**What you need to do**: Filter these entries, keeping only lines that hold the word "this".

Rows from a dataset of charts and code
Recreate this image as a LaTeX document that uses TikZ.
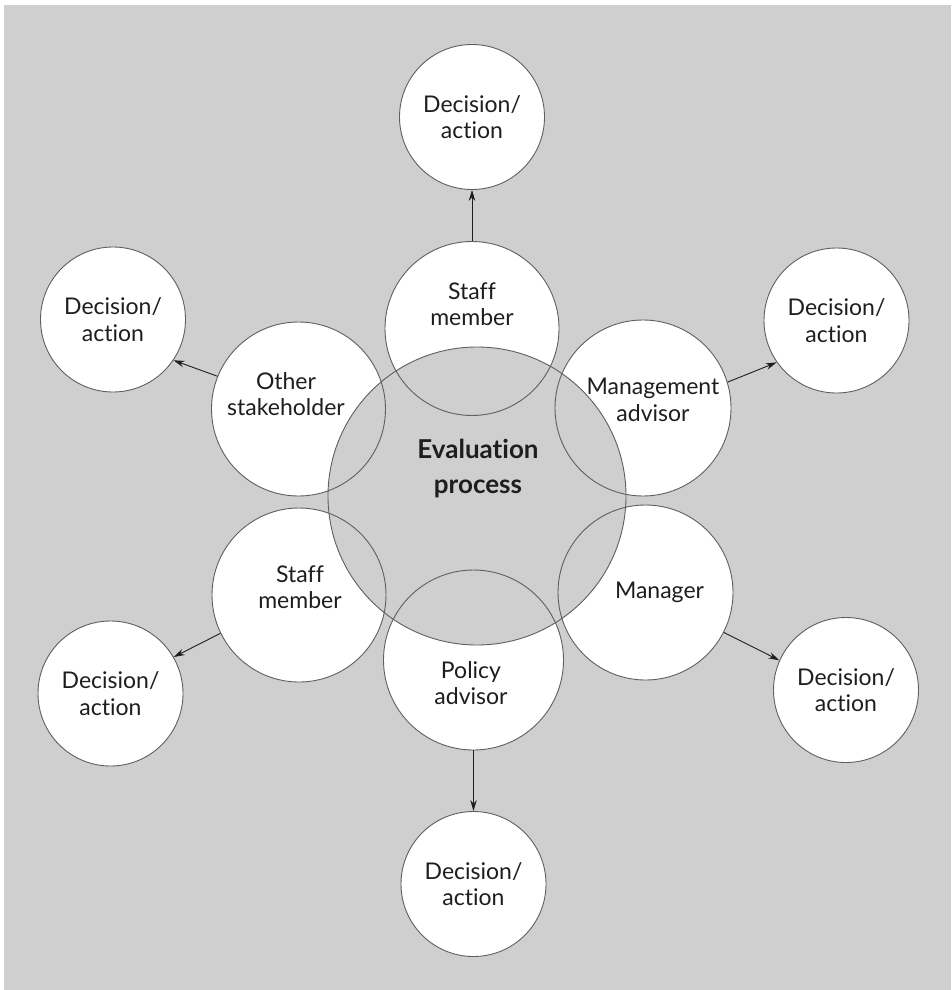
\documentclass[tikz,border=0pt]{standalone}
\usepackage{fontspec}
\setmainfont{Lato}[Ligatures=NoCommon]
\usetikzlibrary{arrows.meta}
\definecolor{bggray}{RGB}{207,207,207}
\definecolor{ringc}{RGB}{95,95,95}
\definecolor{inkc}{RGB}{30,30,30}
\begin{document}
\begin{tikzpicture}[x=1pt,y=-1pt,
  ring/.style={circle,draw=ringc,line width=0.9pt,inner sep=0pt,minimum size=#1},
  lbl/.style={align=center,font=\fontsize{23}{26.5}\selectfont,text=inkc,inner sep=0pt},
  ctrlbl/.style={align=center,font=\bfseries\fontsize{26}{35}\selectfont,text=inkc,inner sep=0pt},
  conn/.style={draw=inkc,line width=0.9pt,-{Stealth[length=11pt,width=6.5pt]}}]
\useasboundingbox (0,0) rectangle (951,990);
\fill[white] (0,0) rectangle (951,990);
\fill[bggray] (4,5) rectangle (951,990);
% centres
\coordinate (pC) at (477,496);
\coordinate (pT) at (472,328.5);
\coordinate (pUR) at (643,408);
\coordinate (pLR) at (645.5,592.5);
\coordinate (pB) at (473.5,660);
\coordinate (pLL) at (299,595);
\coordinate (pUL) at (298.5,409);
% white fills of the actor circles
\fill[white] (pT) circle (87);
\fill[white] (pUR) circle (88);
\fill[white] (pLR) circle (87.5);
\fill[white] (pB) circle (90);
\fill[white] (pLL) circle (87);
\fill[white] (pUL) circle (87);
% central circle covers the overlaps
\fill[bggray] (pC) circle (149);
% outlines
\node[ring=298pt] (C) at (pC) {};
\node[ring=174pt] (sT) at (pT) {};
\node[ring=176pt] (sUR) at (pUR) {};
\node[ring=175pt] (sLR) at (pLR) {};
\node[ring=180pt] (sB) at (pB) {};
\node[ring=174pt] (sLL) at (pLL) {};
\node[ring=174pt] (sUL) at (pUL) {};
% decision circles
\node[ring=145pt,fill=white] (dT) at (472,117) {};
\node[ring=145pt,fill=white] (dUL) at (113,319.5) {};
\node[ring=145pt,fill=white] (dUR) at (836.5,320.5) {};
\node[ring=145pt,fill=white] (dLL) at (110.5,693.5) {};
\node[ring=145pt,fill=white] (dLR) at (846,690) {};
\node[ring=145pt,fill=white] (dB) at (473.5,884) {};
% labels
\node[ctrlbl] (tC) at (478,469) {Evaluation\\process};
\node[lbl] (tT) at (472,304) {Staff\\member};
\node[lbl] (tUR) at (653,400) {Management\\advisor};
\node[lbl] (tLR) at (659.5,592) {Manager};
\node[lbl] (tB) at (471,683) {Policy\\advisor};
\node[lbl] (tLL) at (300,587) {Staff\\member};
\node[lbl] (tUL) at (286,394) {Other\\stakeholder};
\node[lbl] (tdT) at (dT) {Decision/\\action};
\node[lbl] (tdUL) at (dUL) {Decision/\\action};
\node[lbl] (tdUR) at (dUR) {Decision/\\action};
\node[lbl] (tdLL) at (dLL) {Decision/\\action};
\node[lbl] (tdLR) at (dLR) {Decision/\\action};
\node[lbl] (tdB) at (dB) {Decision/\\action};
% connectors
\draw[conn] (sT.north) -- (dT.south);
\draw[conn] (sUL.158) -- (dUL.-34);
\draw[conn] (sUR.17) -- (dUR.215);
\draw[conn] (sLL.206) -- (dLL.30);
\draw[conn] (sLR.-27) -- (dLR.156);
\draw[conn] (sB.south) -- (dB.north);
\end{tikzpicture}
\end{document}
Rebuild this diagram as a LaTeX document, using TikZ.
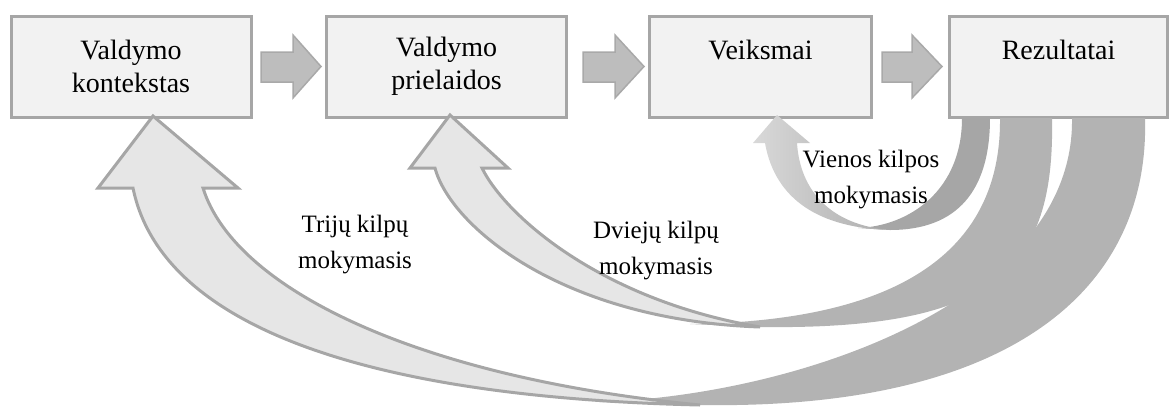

**Exercise answer**:
Recreate this image as a LaTeX document that uses TikZ.
Rebuild this diagram as a LaTeX document, using TikZ.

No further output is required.